Of course, Jesus had been through all of this, before. He blazed the trail! For example, after Judas betrayed him to the authorities, the priests, Pharisees, Roman governor Pilate, and king Herod played hot potato with Jesus through a long and miserable night. The only thing they could agree on was that Jesus would be killed, but no one wanted to take sole responsibility for it. In one instance that encapsulates the whole, Pilate tried to dump the problem of Jesus in Herod’s lap.
And Herod with his soldiers treated him with contempt and mocked him. Then, arraying him in splendid clothing, he sent him back to Pilate. And Herod and Pilate became friends with each other that very day, for before this they had been at enmity with each other.
(Luke 23.11-12)
These individuals and groups usually spent their time wrestling with the others for power, often openly hostile toward each other. There Jesus stood, stuck in the middle.
This should not surprise us. In Luke’s Beatitudes, Jesus taught about this, saying,
“Blessed are you when people hate you and when they exclude you and revile you and spurn your name as evil, on account of the Son of Man! Rejoice in that day, and leap for joy, for behold, your reward is great in heaven; for so their fathers did to the prophets.
(Luke 6.22-23)
Then, in the Woes that follow, he said,
Woe to you, when all people speak well of you, for so their fathers did to the false prophets.
(Luke 6.26)
It’s not that being universally hated is evidence of your righteousness; you could more easily secure such hatred by doing evil to everyone, and Jesus gives us the opposite instruction! But he says it’s a blessing when you are hated “on account of the Son of Man!” In that case, they only hate you, because they hate Jesus. It’s also not as if you should be suspicious of anyone, purely on the grounds that too many people have good things to say about them. Consider Dorcas, who won glowing testimony from everyone present (Ac 9.29-40). This was not evidence of something insidious in her. But at the same time, you can be sure that someone not present on that occasion had bad things to say about Dorcas, because “everyone who does wicked things hates the light” (Jn 3.20).
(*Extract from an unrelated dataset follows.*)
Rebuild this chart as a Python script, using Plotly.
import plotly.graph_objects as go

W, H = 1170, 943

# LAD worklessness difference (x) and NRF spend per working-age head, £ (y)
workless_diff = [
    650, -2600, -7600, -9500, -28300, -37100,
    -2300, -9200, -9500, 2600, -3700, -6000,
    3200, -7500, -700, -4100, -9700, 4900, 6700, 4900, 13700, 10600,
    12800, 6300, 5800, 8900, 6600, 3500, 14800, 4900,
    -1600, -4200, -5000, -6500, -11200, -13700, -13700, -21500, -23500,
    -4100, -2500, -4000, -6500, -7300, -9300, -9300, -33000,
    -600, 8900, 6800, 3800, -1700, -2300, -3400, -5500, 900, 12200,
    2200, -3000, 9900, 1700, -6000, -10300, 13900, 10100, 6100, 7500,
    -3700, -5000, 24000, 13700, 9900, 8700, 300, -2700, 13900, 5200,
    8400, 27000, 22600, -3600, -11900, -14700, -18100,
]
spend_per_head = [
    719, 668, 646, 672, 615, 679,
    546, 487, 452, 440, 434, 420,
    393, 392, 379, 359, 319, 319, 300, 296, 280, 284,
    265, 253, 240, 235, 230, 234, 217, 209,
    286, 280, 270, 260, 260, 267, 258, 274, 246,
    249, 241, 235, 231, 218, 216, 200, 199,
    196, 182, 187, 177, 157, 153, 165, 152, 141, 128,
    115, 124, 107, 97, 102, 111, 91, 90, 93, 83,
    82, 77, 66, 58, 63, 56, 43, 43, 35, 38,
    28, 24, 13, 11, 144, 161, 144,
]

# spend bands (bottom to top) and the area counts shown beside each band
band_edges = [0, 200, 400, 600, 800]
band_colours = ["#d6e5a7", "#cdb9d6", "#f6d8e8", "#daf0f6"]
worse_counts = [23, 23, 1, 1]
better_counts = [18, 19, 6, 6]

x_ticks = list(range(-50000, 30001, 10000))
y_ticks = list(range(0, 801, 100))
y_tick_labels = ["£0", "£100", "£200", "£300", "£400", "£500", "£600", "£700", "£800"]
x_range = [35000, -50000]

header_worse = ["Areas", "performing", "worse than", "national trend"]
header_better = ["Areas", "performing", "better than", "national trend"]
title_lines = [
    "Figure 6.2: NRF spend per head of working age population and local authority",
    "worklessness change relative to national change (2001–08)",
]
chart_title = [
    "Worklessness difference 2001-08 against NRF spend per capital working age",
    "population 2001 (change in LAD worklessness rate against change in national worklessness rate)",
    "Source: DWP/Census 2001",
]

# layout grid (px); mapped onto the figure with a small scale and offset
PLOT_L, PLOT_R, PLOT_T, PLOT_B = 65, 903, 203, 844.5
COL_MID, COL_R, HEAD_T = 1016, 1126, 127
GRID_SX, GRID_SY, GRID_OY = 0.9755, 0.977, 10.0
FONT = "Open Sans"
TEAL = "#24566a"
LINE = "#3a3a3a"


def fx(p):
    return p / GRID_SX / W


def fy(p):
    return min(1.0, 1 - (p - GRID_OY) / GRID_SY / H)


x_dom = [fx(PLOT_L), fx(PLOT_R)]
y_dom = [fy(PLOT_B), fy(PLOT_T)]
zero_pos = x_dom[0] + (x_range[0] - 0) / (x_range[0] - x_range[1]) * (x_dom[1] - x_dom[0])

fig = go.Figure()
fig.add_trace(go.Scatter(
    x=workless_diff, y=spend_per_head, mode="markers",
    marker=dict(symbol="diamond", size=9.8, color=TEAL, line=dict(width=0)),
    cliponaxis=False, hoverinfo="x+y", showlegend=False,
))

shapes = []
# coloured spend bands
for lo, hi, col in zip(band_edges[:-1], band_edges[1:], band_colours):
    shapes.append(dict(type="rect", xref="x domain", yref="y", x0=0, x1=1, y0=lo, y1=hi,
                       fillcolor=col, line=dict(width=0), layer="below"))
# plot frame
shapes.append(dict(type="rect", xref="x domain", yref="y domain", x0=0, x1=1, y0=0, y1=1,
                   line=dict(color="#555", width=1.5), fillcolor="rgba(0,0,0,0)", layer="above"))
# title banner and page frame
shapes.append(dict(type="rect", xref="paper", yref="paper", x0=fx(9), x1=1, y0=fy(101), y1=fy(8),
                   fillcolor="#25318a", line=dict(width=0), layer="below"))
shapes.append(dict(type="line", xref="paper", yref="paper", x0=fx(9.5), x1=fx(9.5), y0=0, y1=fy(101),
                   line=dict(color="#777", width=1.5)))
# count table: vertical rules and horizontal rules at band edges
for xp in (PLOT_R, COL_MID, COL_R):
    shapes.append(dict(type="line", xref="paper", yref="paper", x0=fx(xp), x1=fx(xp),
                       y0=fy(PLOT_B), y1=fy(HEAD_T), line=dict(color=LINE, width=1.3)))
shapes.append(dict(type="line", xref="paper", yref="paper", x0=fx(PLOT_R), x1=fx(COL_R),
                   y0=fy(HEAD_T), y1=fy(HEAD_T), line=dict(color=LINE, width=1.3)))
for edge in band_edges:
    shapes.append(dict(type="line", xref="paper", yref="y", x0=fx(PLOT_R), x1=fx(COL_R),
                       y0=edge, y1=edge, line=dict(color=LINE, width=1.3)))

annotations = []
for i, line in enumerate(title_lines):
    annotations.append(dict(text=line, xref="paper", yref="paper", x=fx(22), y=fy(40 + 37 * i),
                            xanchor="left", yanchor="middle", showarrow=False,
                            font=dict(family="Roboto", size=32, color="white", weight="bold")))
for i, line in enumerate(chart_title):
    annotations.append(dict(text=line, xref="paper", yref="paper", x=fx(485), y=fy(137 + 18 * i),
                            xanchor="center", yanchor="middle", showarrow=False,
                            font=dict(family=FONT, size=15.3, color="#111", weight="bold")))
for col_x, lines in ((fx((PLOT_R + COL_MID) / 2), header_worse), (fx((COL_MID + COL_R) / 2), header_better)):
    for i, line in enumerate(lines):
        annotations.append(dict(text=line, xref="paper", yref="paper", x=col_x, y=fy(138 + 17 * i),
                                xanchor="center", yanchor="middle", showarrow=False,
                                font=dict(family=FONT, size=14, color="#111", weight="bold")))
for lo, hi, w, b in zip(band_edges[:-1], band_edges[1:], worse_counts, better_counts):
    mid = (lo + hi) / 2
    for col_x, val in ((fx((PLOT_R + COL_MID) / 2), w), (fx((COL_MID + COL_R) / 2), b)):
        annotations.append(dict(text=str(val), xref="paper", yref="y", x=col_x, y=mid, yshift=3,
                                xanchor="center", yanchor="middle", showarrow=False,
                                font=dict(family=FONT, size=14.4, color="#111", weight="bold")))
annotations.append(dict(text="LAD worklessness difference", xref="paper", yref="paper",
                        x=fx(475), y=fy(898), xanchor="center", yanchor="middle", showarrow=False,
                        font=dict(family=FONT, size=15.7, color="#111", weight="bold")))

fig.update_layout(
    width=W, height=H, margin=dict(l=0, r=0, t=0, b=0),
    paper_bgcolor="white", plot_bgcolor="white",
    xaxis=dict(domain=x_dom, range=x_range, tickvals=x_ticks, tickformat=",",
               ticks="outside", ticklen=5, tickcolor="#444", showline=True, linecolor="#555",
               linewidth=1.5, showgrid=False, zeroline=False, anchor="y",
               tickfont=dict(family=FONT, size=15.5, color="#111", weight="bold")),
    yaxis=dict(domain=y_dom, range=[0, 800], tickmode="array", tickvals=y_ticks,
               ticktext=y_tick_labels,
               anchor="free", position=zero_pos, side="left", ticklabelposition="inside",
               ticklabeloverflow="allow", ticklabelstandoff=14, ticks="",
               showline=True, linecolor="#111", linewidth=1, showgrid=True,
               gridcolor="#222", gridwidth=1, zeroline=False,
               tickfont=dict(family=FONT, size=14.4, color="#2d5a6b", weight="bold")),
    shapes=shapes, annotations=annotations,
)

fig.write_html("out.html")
If you follow Christ, you should expect to occasionally find yourself stuck in the middle, badly treated both by enemies and by those who should be friends. Don’t be surprised at this. Christians should not feel completely at home in this world, because “our citizenship is in heaven, and from it we await a Savior, the Lord Jesus Christ” (Php 3.20). Jesus provides for us the paramount image of one stuck in the middle. He had said, “as Moses lifted up the serpent in the wilderness, so must the Son of Man be lifted up” (Jn 3.14). This referred to his crucifixion. He was made an emblem of shame and misery—but also a spectacle to be sought in faith, leading to healing. He was suspended between the earth and heaven, not fully at home in either place. At the same time, while evil men thrust him upward in a gesture of defiance to God, Jesus found himself, symbolically, between his heavenly Father and the creatures who deserved his wrath. He was in the most uncomfortable position possible, and yet it was exactly where he needed to be—stuck in the middle. Follow him, even there.